After playing with faculty hiring data yesterday, I needed to play with faculty hiring networks for math, but AMS does not disclose its data for public use. Shame! But there is a proxy data that anybody can play with: Math Genealogy database.
Math Genealogy Project doesn’t disclose its data either, but you can scrape it off of its several mirrors. There are some scrapers out there. I used Konstantin Kefaloukos’ code to do that part of the job.
Next, I generated two tab separated CSV files: vertex data and edge data. The vertex data consists of 5 columns: person id of the PhD recipient, name of the PhD granting school, school’s country, school’s id and the year of the PhD. The edge data consists of advisor id, PhD recipient’s id and the year of the PhD.

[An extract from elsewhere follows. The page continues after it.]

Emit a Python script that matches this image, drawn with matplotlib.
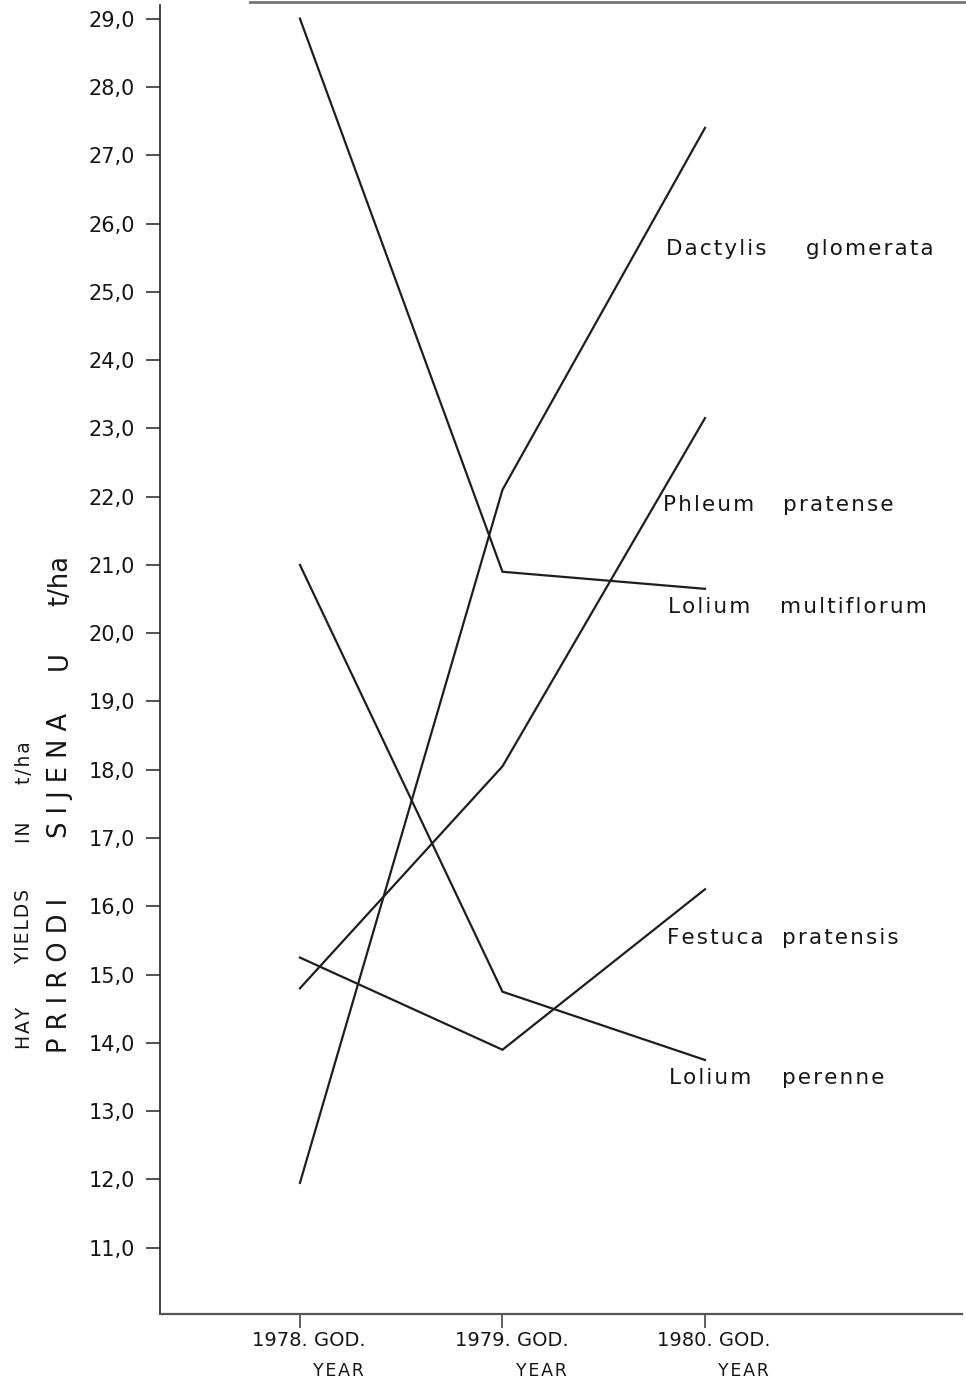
import matplotlib.pyplot as plt
import matplotlib.transforms as mtransforms
from matplotlib.lines import Line2D

# podaci - prinos sijena u t/ha
godine = ['1978. GOD.', '1979. GOD.', '1980. GOD.']
dactylis = [11.95, 22.1, 27.4]
lolium_multi = [29.0, 20.9, 20.65]
phleum = [14.8, 18.05, 23.15]
festuca = [15.25, 13.9, 16.25]
lolium_per = [21.0, 14.75, 13.75]
y_ticks = list(range(11, 30))

plt.rcParams['font.family'] = ['DejaVu Sans']

fig = plt.figure(figsize=(9.66, 13.82), dpi=100)
ax = fig.add_axes([160/966, 1 - 1314/1382, 802/966, 1309/1382])

x = range(len(godine))
for serija in [dactylis, lolium_multi, phleum, festuca, lolium_per]:
    ax.plot(x, serija, color='#1e1e1e', linewidth=1.6, solid_joinstyle='miter')

ax.set_xlim(-0.691, 3.269)
ax.set_ylim(10.03, 29.2)

ax.spines['top'].set_visible(False)
ax.spines['right'].set_visible(False)
ax.spines['left'].set_color('#333333')
ax.spines['bottom'].set_color('#555555')
ax.spines['left'].set_linewidth(1.3)
ax.spines['bottom'].set_linewidth(1.6)

ax.set_yticks(y_ticks)
ax.set_yticklabels([('%.1f' % v).replace('.', ',') for v in y_ticks], fontsize=15, color='#161616')
ax.tick_params(axis='y', direction='out', length=10, width=1.2, pad=8, color='#333333')

ax.set_xticks(list(x))
ax.set_xticklabels([])
ax.tick_params(axis='x', direction='out', length=10, width=1.2, color='#444444')

hs = '\u200a'  # razmak medju slovima

# natpisi ispod x osi
trans = mtransforms.blended_transform_factory(ax.transData, ax.transAxes)
for i, g in enumerate(godine):
    ax.text(i + 0.045, -0.0205, g, transform=trans, ha='center', va='center',
            fontsize=14, color='#161616')
    ax.text(i + 0.19, -0.0435, hs.join('YEAR'), transform=trans, ha='center', va='center',
            fontsize=12.5, color='#161616')

# nazivi vrsta
oznake = [
    ('Dactylis', 'glomerata', 25.63, 1.807, 2.499),
    ('Phleum', 'pratense', 21.88, 1.793, 2.385),
    ('Lolium', 'multiflorum', 20.39, 1.817, 2.37),
    ('Festuca', 'pratensis', 15.54, 1.81, 2.38),
    ('Lolium', 'perenne', 13.49, 1.82, 2.38),
]
for w1, w2, yy, x1, x2 in oznake:
    ax.text(x1, yy, hs.join(w1), fontsize=15.5, va='center', ha='left', color='#161616')
    ax.text(x2, yy, hs.join(w2), fontsize=15.5, va='center', ha='left', color='#161616')

# naslovi osi y (engleski)
for rijec, yc in [('HAY', 1028), ('YIELDS', 927), ('IN', 832), ('t/ha', 763)]:
    fig.text(24/966, 1 - yc/1382, hs.join(rijec), rotation=90, ha='center', va='center',
             fontsize=13.5, color='#161616')
# naslovi osi y (hrvatski)
for rijec, yc in [('P R I R O D I', 975), ('S I J E N A', 775), ('U', 661), ('t/ha', 581)]:
    fig.text(60/966, 1 - yc/1382, rijec, rotation=90, ha='center', va='center',
             fontsize=18.5, color='#161616')

# rub skena na vrhu
fig.add_artist(Line2D([250/966, 1], [1 - 1.5/1382, 1 - 1.5/1382], transform=fig.transFigure,
                      color='#777777', linewidth=2))

fig.savefig('out.png', dpi=100)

Using the edge data, now I can form a link between two schools: the school that PhD advisor got his PhD and the school from which PhD is granted.
There are millions of holes in this model, but in the absence of publicly available (Yes AMS, I mean you!) anonymized hiring data for math PhD’s this will do.
The unadultrated graph is way too complicated. So, I decided to split it historically. For the last two graphs, I have 2 versions: a full version and a version from which the US schools are removed (too many connections obscuring vertices, too noisy.) I chose time frames that made sense to me, but you are free to play with the data as you wish.